> **Work to do**: Report each line of the data that has "matplotlib" somewhere in it.

-- START OF Records --

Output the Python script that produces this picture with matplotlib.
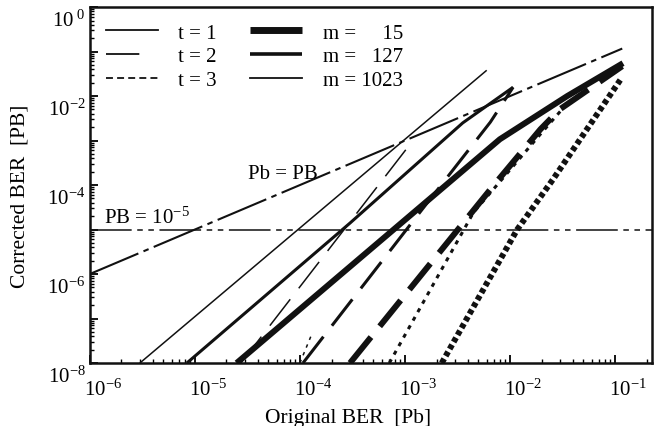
import matplotlib
matplotlib.use('Agg')
import matplotlib.pyplot as plt
from matplotlib.lines import Line2D
from matplotlib.transforms import ScaledTranslation

plt.rcParams['font.family'] = ['Liberation Serif', 'DejaVu Serif']
plt.rcParams['mathtext.fontset'] = 'custom'
plt.rcParams['mathtext.rm'] = 'Liberation Serif'
plt.rcParams['mathtext.it'] = 'Liberation Serif:italic'
plt.rcParams['lines.scale_dashes'] = False

# 曲线数据: 原始误码率 Pb -> 纠错后误码率 PB
t1_m1023_pb = [3.0e-6, 6.0e-3]
t1_m1023_PB = [1e-8, 3.8e-2]
t1_m127_pb = [8.4e-6, 3.0e-4, 3.55e-3, 1.07e-2]
t1_m127_PB = [1e-8, 1.4e-5, 2.5e-3, 1.58e-2]
t1_m15_pb = [2.5e-5, 8.0e-3, 3.5e-2, 0.119]
t1_m15_PB = [1e-8, 1.07e-3, 1.0e-2, 5.5e-2]

t2_m1023_pb = [2.75e-5, 1.12e-3]
t2_m1023_PB = [1e-8, 8.3e-4]
t2_m127_pb = [1.07e-4, 1.24e-3, 6.5e-3, 1.07e-2]
t2_m127_PB = [1e-8, 1.74e-5, 2.6e-3, 1.58e-2]
t2_m15_pb = [3.0e-4, 6.9e-3, 1.95e-2, 3.0e-2, 0.117]
t2_m15_PB = [1e-8, 9.5e-5, 1.8e-3, 5.1e-3, 4.7e-2]

t3_m1023_pb = [1.0e-4, 1.3e-4]
t3_m1023_PB = [1e-8, 4.5e-8]
t3_m127_pb = [7.1e-4, 4.5e-3, 8.5e-3, 1.95e-2, 3.0e-2]
t3_m127_PB = [1e-8, 2.45e-5, 1.4e-4, 1.4e-3, 4.5e-3]
t3_m15_pb = [2.24e-3, 1.17e-2, 2.57e-2, 0.112]
t3_m15_PB = [1e-8, 1.0e-5, 1.35e-4, 2.3e-2]

# 参考线
diag_pb = [1e-6, 0.117]
diag_PB = [1e-6, 0.117]
PB_limit = 1e-5

xticks = [1e-6, 1e-5, 1e-4, 1e-3, 1e-2, 1e-1]
xtick_labels = ['$10^{-6}$', '$10^{-5}$', '$10^{-4}$', '$10^{-3}$', '$10^{-2}$', '$10^{-1}$']
yticks = [1e0, 1e-1, 1e-2, 1e-3, 1e-4, 1e-5, 1e-6, 1e-7, 1e-8]
ytick_labels = ['$10^{\\ 0}$', '', '$10^{-2}$', '', '$10^{-4}$', '', '$10^{-6}$', '', '$10^{-8}$']

# 线宽 / 线型
lw_m = {15: 4.3, 127: 2.2, 1023: 1.1}
dash_t = {1: None, 2: (24, 10), 3: None}
dots = {15: (3.5, 2.3), 127: (3.0, 4.0), 1023: (2.5, 3.5)}

fig = plt.figure(figsize=(6.6, 4.27), dpi=100)
ax = fig.add_axes([0.136, 0.1475, 0.852, 0.8335])

curves = [
    (1, 1023, t1_m1023_pb, t1_m1023_PB), (1, 127, t1_m127_pb, t1_m127_PB), (1, 15, t1_m15_pb, t1_m15_PB),
    (2, 1023, t2_m1023_pb, t2_m1023_PB), (2, 127, t2_m127_pb, t2_m127_PB), (2, 15, t2_m15_pb, t2_m15_PB),
    (3, 1023, t3_m1023_pb, t3_m1023_PB), (3, 127, t3_m127_pb, t3_m127_PB), (3, 15, t3_m15_pb, t3_m15_PB),
]
for t, m, pb, PB in curves:
    line, = ax.plot(pb, PB, color='#111111', lw=lw_m[m], solid_capstyle='butt', dash_capstyle='butt')
    if t == 2:
        line.set_dashes(dash_t[2])
    elif t == 3:
        line.set_dashes(dots[m])

ax.plot(diag_pb, diag_PB, color='#111111', lw=1.5, dashes=(38, 4, 4, 4))
ax.axhline(PB_limit, color='#111111', lw=1.1, dashes=(30, 4, 4, 4, 4, 4))

ax.text(3.2e-5, 1.8e-4, 'Pb = PB', fontsize=15, ha='left', va='center')
ax.text(1.36e-6, 1.4e-5, 'PB = $10^{-5}$', fontsize=15, ha='left', va='baseline')

ax.set_xscale('log')
ax.set_yscale('log')
ax.set_xlim(1e-6, 0.225)
ax.set_ylim(1e-8, 1)
ax.set_xticks(xticks)
ax.set_xticklabels(xtick_labels, fontsize=15)
ax.set_yticks(yticks)
ax.set_yticklabels(ytick_labels, fontsize=15)
ax.tick_params(which='major', direction='in', length=6, width=1.3, pad=11)
ax.tick_params(which='minor', direction='in', length=3, width=1.0)
ax.tick_params(axis='y', which='major', pad=3)
for s in ax.spines.values():
    s.set_linewidth(1.8)
    s.set_color('#111111')

for lab in ax.get_xticklabels():
    lab.set_transform(lab.get_transform() + ScaledTranslation(0.13, 0, fig.dpi_scale_trans))
for lab in ax.get_yticklabels():
    lab.set_transform(lab.get_transform() + ScaledTranslation(0, -0.11, fig.dpi_scale_trans))

ax.set_xlabel('Original BER  [Pb]', fontsize=15.5, labelpad=2)
ax.xaxis.set_label_coords(0.46, -0.125)
ax.set_ylabel('Corrected BER  [PB]', fontsize=15.5)
ax.yaxis.set_label_coords(-0.108, 0.47)

# 图例
handles = [
    Line2D([], [], color='#111111', lw=1.3),
    Line2D([], [], color='#111111', lw=1.3, dashes=(24, 100)),
    Line2D([], [], color='#111111', lw=1.3, dashes=(5, 3)),
    Line2D([], [], color='#111111', lw=5.0, solid_capstyle='butt'),
    Line2D([], [], color='#111111', lw=2.6, solid_capstyle='butt'),
    Line2D([], [], color='#111111', lw=1.3),
]
labels = ['t = 1', 't = 2', 't = 3', 'm =     15', 'm =   127', 'm = 1023']
ax.legend(handles, labels, ncol=2, loc='upper left', bbox_to_anchor=(0.028, 0.955),
          frameon=False, fontsize=15, handlelength=2.5, handletextpad=1.0,
          columnspacing=1.6, labelspacing=0.2, borderpad=0, borderaxespad=0)

fig.savefig('out.png', dpi=100)
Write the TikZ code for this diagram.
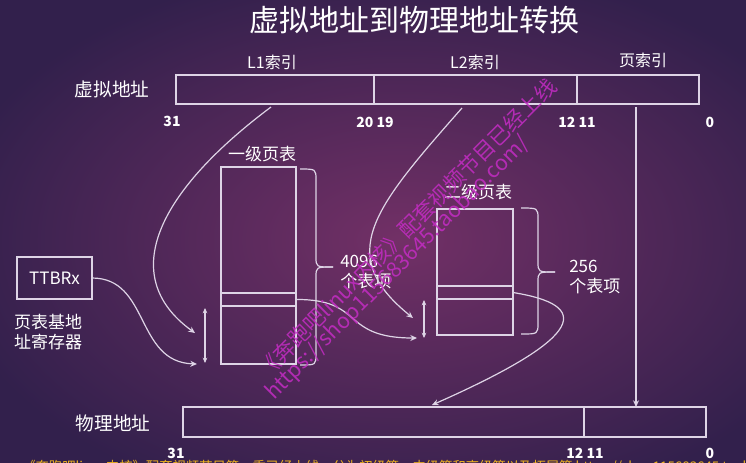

-- END OF Records --

> **Answer for this exercise**:
Output the Python script that produces this picture with matplotlib.
import matplotlib
matplotlib.use('Agg')
import matplotlib.pyplot as plt
from matplotlib.lines import Line2D
from matplotlib.transforms import ScaledTranslation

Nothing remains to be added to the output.